DATA PROVIDED

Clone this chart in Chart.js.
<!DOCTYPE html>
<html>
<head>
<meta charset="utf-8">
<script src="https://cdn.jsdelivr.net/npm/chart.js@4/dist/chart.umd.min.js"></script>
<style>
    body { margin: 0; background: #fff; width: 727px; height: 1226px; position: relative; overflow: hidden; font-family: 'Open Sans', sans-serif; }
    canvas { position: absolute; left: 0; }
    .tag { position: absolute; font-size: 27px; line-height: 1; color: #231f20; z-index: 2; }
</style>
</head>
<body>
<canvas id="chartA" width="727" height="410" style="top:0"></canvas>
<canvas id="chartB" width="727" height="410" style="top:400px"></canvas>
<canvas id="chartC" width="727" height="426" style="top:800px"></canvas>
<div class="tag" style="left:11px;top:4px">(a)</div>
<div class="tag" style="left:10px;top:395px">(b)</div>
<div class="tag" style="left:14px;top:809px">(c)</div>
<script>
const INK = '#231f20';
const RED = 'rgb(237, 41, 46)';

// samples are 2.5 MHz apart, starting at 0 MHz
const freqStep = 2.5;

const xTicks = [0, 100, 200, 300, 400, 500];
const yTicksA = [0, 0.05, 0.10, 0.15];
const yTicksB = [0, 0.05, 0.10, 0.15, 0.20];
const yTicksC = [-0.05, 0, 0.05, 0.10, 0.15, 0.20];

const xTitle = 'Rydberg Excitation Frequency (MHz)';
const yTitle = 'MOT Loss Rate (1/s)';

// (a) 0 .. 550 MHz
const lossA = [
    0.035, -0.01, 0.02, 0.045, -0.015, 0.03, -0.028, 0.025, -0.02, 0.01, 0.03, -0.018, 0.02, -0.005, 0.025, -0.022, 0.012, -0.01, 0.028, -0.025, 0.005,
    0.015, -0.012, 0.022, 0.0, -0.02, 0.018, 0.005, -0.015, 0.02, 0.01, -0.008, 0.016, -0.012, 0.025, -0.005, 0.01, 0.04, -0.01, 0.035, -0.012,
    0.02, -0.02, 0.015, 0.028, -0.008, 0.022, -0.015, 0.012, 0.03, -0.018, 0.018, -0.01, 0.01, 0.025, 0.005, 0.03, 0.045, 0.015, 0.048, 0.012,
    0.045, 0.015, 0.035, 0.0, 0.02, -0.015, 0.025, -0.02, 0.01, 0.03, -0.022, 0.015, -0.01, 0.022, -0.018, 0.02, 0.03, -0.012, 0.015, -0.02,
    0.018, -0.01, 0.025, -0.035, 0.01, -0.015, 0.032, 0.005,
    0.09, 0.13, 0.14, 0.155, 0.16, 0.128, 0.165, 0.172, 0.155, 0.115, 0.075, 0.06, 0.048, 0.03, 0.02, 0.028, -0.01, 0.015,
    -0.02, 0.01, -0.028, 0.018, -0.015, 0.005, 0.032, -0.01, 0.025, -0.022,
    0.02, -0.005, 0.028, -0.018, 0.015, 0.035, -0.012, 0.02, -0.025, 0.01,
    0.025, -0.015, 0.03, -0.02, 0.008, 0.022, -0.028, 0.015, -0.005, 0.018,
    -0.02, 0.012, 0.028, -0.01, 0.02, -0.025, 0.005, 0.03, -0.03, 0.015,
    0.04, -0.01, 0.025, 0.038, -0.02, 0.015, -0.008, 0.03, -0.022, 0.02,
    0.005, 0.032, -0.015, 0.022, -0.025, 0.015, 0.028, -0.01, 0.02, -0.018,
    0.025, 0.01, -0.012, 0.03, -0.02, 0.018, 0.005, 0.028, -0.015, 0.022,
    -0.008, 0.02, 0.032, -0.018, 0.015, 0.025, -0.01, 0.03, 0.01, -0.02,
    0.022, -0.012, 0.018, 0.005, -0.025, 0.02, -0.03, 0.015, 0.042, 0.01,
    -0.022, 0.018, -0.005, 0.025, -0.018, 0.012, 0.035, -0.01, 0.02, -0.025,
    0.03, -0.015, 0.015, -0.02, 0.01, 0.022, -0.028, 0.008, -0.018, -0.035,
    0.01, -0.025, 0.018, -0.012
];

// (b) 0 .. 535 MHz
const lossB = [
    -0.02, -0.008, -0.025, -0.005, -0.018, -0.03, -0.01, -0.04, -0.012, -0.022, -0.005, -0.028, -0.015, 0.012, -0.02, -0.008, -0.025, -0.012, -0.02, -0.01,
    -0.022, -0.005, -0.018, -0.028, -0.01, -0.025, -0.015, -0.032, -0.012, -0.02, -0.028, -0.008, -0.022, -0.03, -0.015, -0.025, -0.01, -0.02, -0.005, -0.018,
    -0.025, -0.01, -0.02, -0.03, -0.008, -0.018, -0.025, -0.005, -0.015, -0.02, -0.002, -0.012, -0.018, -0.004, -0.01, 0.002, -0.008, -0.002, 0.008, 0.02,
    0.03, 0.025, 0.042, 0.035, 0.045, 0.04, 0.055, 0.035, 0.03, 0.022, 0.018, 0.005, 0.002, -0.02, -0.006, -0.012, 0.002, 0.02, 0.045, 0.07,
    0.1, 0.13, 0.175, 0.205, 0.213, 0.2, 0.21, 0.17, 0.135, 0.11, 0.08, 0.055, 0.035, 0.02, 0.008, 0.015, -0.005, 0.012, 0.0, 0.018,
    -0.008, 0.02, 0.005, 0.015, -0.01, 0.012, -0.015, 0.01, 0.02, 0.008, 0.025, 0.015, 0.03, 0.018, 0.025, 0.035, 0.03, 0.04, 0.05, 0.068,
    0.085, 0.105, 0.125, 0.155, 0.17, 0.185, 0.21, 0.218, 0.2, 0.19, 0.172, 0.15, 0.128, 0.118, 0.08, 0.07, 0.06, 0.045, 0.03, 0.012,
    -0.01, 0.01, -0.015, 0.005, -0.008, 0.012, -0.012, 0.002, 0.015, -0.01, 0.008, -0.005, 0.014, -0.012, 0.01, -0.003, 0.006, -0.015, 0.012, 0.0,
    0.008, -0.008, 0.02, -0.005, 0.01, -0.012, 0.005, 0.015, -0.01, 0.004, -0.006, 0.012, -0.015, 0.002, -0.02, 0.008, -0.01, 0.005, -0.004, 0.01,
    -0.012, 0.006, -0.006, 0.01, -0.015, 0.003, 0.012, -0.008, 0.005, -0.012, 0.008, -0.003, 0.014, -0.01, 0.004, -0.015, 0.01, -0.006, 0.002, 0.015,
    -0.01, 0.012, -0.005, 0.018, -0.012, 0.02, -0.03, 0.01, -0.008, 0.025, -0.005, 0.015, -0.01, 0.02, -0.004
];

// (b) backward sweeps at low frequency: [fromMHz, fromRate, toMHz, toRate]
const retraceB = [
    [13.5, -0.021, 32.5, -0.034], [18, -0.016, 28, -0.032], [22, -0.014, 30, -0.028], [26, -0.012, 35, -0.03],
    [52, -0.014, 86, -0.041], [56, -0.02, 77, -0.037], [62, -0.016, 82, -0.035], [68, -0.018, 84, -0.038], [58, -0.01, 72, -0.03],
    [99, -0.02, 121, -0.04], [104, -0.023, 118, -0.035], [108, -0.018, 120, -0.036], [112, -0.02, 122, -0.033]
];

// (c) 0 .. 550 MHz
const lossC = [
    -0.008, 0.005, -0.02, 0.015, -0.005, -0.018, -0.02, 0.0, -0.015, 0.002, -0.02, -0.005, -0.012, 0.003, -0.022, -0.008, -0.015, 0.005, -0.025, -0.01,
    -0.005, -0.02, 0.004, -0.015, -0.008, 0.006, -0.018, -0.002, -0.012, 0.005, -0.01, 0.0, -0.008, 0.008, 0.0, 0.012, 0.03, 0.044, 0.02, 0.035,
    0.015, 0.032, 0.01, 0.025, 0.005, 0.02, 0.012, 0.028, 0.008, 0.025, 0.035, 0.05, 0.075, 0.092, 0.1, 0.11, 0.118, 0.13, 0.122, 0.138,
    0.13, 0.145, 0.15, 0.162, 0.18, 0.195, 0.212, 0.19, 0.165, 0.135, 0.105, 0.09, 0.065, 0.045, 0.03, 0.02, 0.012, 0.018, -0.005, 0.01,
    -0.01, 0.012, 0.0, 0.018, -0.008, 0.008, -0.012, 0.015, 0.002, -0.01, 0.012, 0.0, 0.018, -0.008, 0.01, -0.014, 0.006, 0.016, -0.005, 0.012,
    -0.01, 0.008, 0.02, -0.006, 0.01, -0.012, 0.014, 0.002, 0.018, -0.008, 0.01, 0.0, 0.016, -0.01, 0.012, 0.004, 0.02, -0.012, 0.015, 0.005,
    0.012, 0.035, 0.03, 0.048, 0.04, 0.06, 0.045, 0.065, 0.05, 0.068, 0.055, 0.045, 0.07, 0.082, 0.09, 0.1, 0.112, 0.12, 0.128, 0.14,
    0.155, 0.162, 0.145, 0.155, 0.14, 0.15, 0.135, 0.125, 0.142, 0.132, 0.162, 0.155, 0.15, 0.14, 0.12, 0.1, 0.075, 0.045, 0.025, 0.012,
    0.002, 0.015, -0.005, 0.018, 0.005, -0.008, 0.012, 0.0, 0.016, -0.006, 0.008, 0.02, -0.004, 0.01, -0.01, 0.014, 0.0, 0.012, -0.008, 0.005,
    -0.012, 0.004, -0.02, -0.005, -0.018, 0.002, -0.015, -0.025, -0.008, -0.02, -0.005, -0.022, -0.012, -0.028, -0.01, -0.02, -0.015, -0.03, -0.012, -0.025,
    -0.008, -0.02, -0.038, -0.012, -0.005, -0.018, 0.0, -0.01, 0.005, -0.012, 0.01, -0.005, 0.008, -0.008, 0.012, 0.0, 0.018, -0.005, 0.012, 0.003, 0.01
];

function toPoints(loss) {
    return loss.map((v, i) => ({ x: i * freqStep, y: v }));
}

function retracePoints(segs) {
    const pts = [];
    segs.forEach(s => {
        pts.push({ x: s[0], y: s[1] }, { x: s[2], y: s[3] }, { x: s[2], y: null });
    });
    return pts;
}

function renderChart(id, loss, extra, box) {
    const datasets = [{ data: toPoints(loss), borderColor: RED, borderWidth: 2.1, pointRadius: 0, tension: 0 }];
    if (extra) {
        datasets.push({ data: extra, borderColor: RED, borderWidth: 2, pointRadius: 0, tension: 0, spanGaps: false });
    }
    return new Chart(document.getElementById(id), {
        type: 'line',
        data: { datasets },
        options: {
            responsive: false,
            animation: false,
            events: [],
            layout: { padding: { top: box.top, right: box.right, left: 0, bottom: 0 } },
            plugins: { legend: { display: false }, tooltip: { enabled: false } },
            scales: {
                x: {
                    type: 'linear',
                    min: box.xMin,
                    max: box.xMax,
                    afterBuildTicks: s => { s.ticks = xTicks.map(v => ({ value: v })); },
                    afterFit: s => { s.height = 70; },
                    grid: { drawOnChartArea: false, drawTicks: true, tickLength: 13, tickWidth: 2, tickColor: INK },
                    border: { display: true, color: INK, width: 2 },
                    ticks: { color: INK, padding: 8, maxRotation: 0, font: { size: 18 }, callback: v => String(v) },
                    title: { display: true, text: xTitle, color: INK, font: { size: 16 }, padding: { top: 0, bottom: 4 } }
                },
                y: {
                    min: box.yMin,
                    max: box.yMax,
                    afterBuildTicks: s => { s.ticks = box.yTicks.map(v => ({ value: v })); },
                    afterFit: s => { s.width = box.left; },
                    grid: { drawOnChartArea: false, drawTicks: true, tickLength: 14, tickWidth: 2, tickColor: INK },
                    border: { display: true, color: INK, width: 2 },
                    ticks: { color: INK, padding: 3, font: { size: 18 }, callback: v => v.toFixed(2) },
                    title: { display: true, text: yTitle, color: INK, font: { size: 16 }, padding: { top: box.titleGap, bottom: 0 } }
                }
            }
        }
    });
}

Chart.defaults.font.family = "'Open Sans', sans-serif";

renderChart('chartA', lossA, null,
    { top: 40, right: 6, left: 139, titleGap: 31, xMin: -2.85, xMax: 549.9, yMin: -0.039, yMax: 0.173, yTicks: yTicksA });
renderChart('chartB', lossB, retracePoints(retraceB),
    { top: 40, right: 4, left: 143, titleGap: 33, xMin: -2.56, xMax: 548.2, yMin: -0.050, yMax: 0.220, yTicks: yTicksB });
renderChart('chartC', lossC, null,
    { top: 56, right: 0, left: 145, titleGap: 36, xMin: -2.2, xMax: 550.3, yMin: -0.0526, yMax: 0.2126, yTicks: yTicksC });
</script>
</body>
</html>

REQUEST
Your output must be the lines of the material above, from the first through the line that contains "const yTitle = 'MOT Loss Rate (1/s)';", copied exactly. Include both endpoints and nothing else.

COMPLETED TASK
Clone this chart in Chart.js.
<!DOCTYPE html>
<html>
<head>
<meta charset="utf-8">
<script src="https://cdn.jsdelivr.net/npm/chart.js@4/dist/chart.umd.min.js"></script>
<style>
    body { margin: 0; background: #fff; width: 727px; height: 1226px; position: relative; overflow: hidden; font-family: 'Open Sans', sans-serif; }
    canvas { position: absolute; left: 0; }
    .tag { position: absolute; font-size: 27px; line-height: 1; color: #231f20; z-index: 2; }
</style>
</head>
<body>
<canvas id="chartA" width="727" height="410" style="top:0"></canvas>
<canvas id="chartB" width="727" height="410" style="top:400px"></canvas>
<canvas id="chartC" width="727" height="426" style="top:800px"></canvas>
<div class="tag" style="left:11px;top:4px">(a)</div>
<div class="tag" style="left:10px;top:395px">(b)</div>
<div class="tag" style="left:14px;top:809px">(c)</div>
<script>
const INK = '#231f20';
const RED = 'rgb(237, 41, 46)';

// samples are 2.5 MHz apart, starting at 0 MHz
const freqStep = 2.5;

const xTicks = [0, 100, 200, 300, 400, 500];
const yTicksA = [0, 0.05, 0.10, 0.15];
const yTicksB = [0, 0.05, 0.10, 0.15, 0.20];
const yTicksC = [-0.05, 0, 0.05, 0.10, 0.15, 0.20];

const xTitle = 'Rydberg Excitation Frequency (MHz)';
const yTitle = 'MOT Loss Rate (1/s)';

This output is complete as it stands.